What is needed —
Pictures stay out of the copy; restate everything else in the material exactly.

Given material —
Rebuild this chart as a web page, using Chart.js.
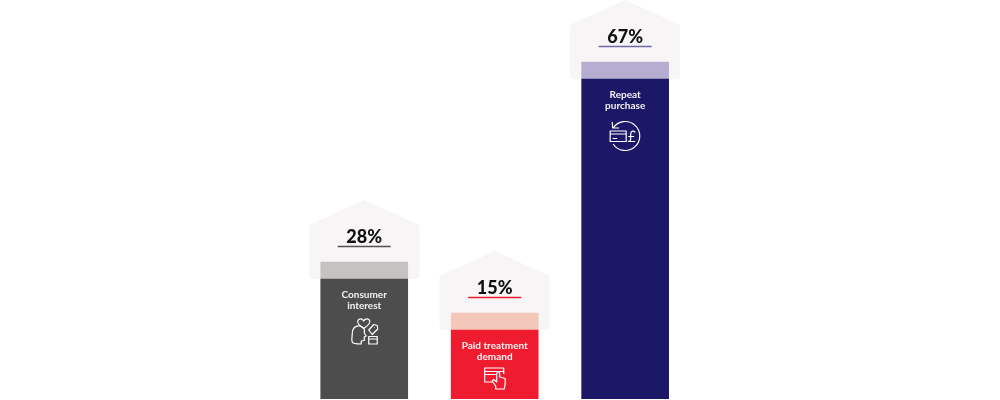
<!DOCTYPE html>
<html>
<head>
<meta charset="utf-8">
<style>
  html, body { margin: 0; padding: 0; background: #fff; }
  #wrap { width: 1000px; height: 400px; }
</style>
<script src="https://cdn.jsdelivr.net/npm/chart.js@4"></script>
</head>
<body>
<div id="wrap"><canvas id="chart"></canvas></div>
<script>
// data
var categories = [["Consumer", "interest"], ["Paid treatment", "demand"], ["Repeat", "purchase"]];
var valueLabels = ["28%", "15%", "67%"];
var solidHeights = [24, 13.8, 64];
var capHeights = [3.4, 3.4, 3.4];

var solidColors = ["#4d4d4d", "#ee1c2e", "#1c1868"];
var capColors = ["#c6c2c2", "#f3c7b9", "#b5aed1"];
var ruleColors = ["#55504f", "#ee1c2e", "#6f68a9"];

// icons are drawn around the centre of the icon (0,0)
function iconConsumer(ctx) {
    ctx.stroke(new Path2D("M-4 -5 C-9 -6 -12.5 -2 -12 3 C-12 6 -13 8 -12 11 C-11.5 13 -8 13 -3 13 L-3 10 L0 9.5 L0 6 L2 5 L0 2 C1 -2 -1 -4 -4 -5 Z"));
    ctx.stroke(new Path2D("M-0.5 -2.5 C-5 -5.5 -7 -8 -6.5 -10 C-6 -12.5 -2 -13 -0.5 -10 C1 -13 5 -12.5 5.5 -10 C6 -8 4 -5.5 -0.5 -2.5 Z"));
    ctx.stroke(new Path2D("M4.5 -1 L9.5 -6.5 L13 -5.5 L13.5 -2 L8 3.5 Z M10 -3.5 L10.5 -3.5"));
    ctx.stroke(new Path2D("M4.5 5.5 H13 V13 H4.5 Z M4.5 8 H13"));
}
function iconCard(ctx) {
    ctx.stroke(new Path2D("M-2 4 H-10 V-10 H9 V-4 M-10 -6.5 H9 M-10 -3.5 H1"));
    ctx.stroke(new Path2D("M1 11 L1 8 L-2.5 3 L-1 1.5 L2 4 L2 -4 C2 -6.5 5 -6.5 5 -4 L5 -1 L10.5 0.5 L10.5 6 L9.5 11 Z M0.5 11 H10"));
}
function iconRepeat(ctx) {
    ctx.stroke(new Path2D("M-12 -8 A14.5 14.5 0 1 1 -12 8 M-13 -14 L-12.5 -8 L-6 -8"));
    ctx.stroke(new Path2D("M-15 -5 H1 V5.5 H-15 Z M-15 -2 H1 M-12.5 2.5 H-8"));
    ctx.stroke(new Path2D("M10 -3.5 C9 -6 5.5 -5 5.5 -2 L5.5 3 C5.5 4.5 4.5 5.5 3 5.5 H10 M3 0.5 H9"));
}
var icons = [iconConsumer, iconCard, iconRepeat];
var iconOffsets = [69, 65, 74]; // px below bar top

// pale house shape behind each bar
var housePlugin = {
    id: "house",
    beforeDatasetsDraw: function (chart) {
        var ctx = chart.ctx;
        var meta = chart.getDatasetMeta(1);
        ctx.save();
        meta.data.forEach(function (bar) {
            var x = bar.x, top = bar.y, r = 4;
            ctx.beginPath();
            ctx.moveTo(x, top - 62);
            ctx.lineTo(x + 55, top - 37);
            ctx.lineTo(x + 55, top + 17 - r);
            ctx.quadraticCurveTo(x + 55, top + 17, x + 55 - r, top + 17);
            ctx.lineTo(x - 55 + r, top + 17);
            ctx.quadraticCurveTo(x - 55, top + 17, x - 55, top + 17 - r);
            ctx.lineTo(x - 55, top - 37);
            ctx.closePath();
            ctx.fillStyle = "#f7f5f6";
            ctx.fill();
        });
        ctx.restore();
    },
    afterDatasetsDraw: function (chart) {
        var ctx = chart.ctx;
        var meta = chart.getDatasetMeta(1);
        ctx.save();
        ctx.textAlign = "center";
        ctx.textBaseline = "middle";
        meta.data.forEach(function (bar, i) {
            var x = bar.x, top = bar.y;

            ctx.fillStyle = "#111111";
            ctx.font = "900 18px Lato";
            ctx.fillText(valueLabels[i], x, top - 25);

            ctx.strokeStyle = ruleColors[i];
            ctx.lineWidth = 1.5;
            ctx.beginPath();
            ctx.moveTo(x - 26.5, top - 15.5);
            ctx.lineTo(x + 26.5, top - 15.5);
            ctx.stroke();

            ctx.fillStyle = "#f4f2f2";
            ctx.font = "bold 10px Lato";
            categories[i].forEach(function (line, j) {
                ctx.fillText(line, x, top + 32.5 + j * 11);
            });

            ctx.save();
            ctx.translate(x, top + iconOffsets[i]);
            ctx.strokeStyle = "#ffffff";
            ctx.lineWidth = 1.2;
            ctx.lineJoin = "round";
            icons[i](ctx);
            ctx.restore();
        });
        ctx.restore();
    },
};

new Chart(document.getElementById("chart"), {
    type: "bar",
    data: {
        labels: categories.map(function (c) { return c.join(" "); }),
        datasets: [
            { data: solidHeights, backgroundColor: solidColors, barThickness: 87 },
            { data: capHeights, backgroundColor: capColors, barThickness: 87 },
        ],
    },
    options: {
        responsive: true,
        maintainAspectRatio: false,
        animation: false,
        layout: { padding: { left: 299, right: 309.6, top: 0, bottom: 1 } },
        plugins: { legend: { display: false }, tooltip: { enabled: false } },
        scales: {
            x: { stacked: true, display: false },
            y: { stacked: true, display: false, min: 0, max: 79.8 },
        },
    },
    plugins: [housePlugin],
});
</script>
</body>
</html>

Complete answer —
Rebuild this chart as a web page, using Chart.js.
<!DOCTYPE html>
<html>
<head>
<meta charset="utf-8">
<style>
  html, body { margin: 0; padding: 0; background: #fff; }
  #wrap { width: 1000px; height: 400px; }
</style>
<script src="https://cdn.jsdelivr.net/npm/chart.js@4"></script>
</head>
<body>
<div id="wrap"><canvas id="chart"></canvas></div>
<script>
// data
var categories = [["Consumer", "interest"], ["Paid treatment", "demand"], ["Repeat", "purchase"]];
var valueLabels = ["28%", "15%", "67%"];
var solidHeights = [24, 13.8, 64];
var capHeights = [3.4, 3.4, 3.4];

var solidColors = ["#4d4d4d", "#ee1c2e", "#1c1868"];
var capColors = ["#c6c2c2", "#f3c7b9", "#b5aed1"];
var ruleColors = ["#55504f", "#ee1c2e", "#6f68a9"];

// icons are drawn around the centre of the icon (0,0)
function iconConsumer(ctx) {
    ctx.stroke(new Path2D("M-4 -5 C-9 -6 -12.5 -2 -12 3 C-12 6 -13 8 -12 11 C-11.5 13 -8 13 -3 13 L-3 10 L0 9.5 L0 6 L2 5 L0 2 C1 -2 -1 -4 -4 -5 Z"));
    ctx.stroke(new Path2D("M-0.5 -2.5 C-5 -5.5 -7 -8 -6.5 -10 C-6 -12.5 -2 -13 -0.5 -10 C1 -13 5 -12.5 5.5 -10 C6 -8 4 -5.5 -0.5 -2.5 Z"));
    ctx.stroke(new Path2D("M4.5 -1 L9.5 -6.5 L13 -5.5 L13.5 -2 L8 3.5 Z M10 -3.5 L10.5 -3.5"));
    ctx.stroke(new Path2D("M4.5 5.5 H13 V13 H4.5 Z M4.5 8 H13"));
}
function iconCard(ctx) {
    ctx.stroke(new Path2D("M-2 4 H-10 V-10 H9 V-4 M-10 -6.5 H9 M-10 -3.5 H1"));
    ctx.stroke(new Path2D("M1 11 L1 8 L-2.5 3 L-1 1.5 L2 4 L2 -4 C2 -6.5 5 -6.5 5 -4 L5 -1 L10.5 0.5 L10.5 6 L9.5 11 Z M0.5 11 H10"));
}
function iconRepeat(ctx) {
    ctx.stroke(new Path2D("M-12 -8 A14.5 14.5 0 1 1 -12 8 M-13 -14 L-12.5 -8 L-6 -8"));
    ctx.stroke(new Path2D("M-15 -5 H1 V5.5 H-15 Z M-15 -2 H1 M-12.5 2.5 H-8"));
    ctx.stroke(new Path2D("M10 -3.5 C9 -6 5.5 -5 5.5 -2 L5.5 3 C5.5 4.5 4.5 5.5 3 5.5 H10 M3 0.5 H9"));
}
var icons = [iconConsumer, iconCard, iconRepeat];
var iconOffsets = [69, 65, 74]; // px below bar top

// pale house shape behind each bar
var housePlugin = {
    id: "house",
    beforeDatasetsDraw: function (chart) {
        var ctx = chart.ctx;
        var meta = chart.getDatasetMeta(1);
        ctx.save();
        meta.data.forEach(function (bar) {
            var x = bar.x, top = bar.y, r = 4;
            ctx.beginPath();
            ctx.moveTo(x, top - 62);
            ctx.lineTo(x + 55, top - 37);
            ctx.lineTo(x + 55, top + 17 - r);
            ctx.quadraticCurveTo(x + 55, top + 17, x + 55 - r, top + 17);
            ctx.lineTo(x - 55 + r, top + 17);
            ctx.quadraticCurveTo(x - 55, top + 17, x - 55, top + 17 - r);
            ctx.lineTo(x - 55, top - 37);
            ctx.closePath();
            ctx.fillStyle = "#f7f5f6";
            ctx.fill();
        });
        ctx.restore();
    },
    afterDatasetsDraw: function (chart) {
        var ctx = chart.ctx;
        var meta = chart.getDatasetMeta(1);
        ctx.save();
        ctx.textAlign = "center";
        ctx.textBaseline = "middle";
        meta.data.forEach(function (bar, i) {
            var x = bar.x, top = bar.y;

            ctx.fillStyle = "#111111";
            ctx.font = "900 18px Lato";
            ctx.fillText(valueLabels[i], x, top - 25);

            ctx.strokeStyle = ruleColors[i];
            ctx.lineWidth = 1.5;
            ctx.beginPath();
            ctx.moveTo(x - 26.5, top - 15.5);
            ctx.lineTo(x + 26.5, top - 15.5);
            ctx.stroke();

            ctx.fillStyle = "#f4f2f2";
            ctx.font = "bold 10px Lato";
            categories[i].forEach(function (line, j) {
                ctx.fillText(line, x, top + 32.5 + j * 11);
            });

            ctx.save();
            ctx.translate(x, top + iconOffsets[i]);
            ctx.strokeStyle = "#ffffff";
            ctx.lineWidth = 1.2;
            ctx.lineJoin = "round";
            icons[i](ctx);
            ctx.restore();
        });
        ctx.restore();
    },
};

new Chart(document.getElementById("chart"), {
    type: "bar",
    data: {
        labels: categories.map(function (c) { return c.join(" "); }),
        datasets: [
            { data: solidHeights, backgroundColor: solidColors, barThickness: 87 },
            { data: capHeights, backgroundColor: capColors, barThickness: 87 },
        ],
    },
    options: {
        responsive: true,
        maintainAspectRatio: false,
        animation: false,
        layout: { padding: { left: 299, right: 309.6, top: 0, bottom: 1 } },
        plugins: { legend: { display: false }, tooltip: { enabled: false } },
        scales: {
            x: { stacked: true, display: false },
            y: { stacked: true, display: false, min: 0, max: 79.8 },
        },
    },
    plugins: [housePlugin],
});
</script>
</body>
</html>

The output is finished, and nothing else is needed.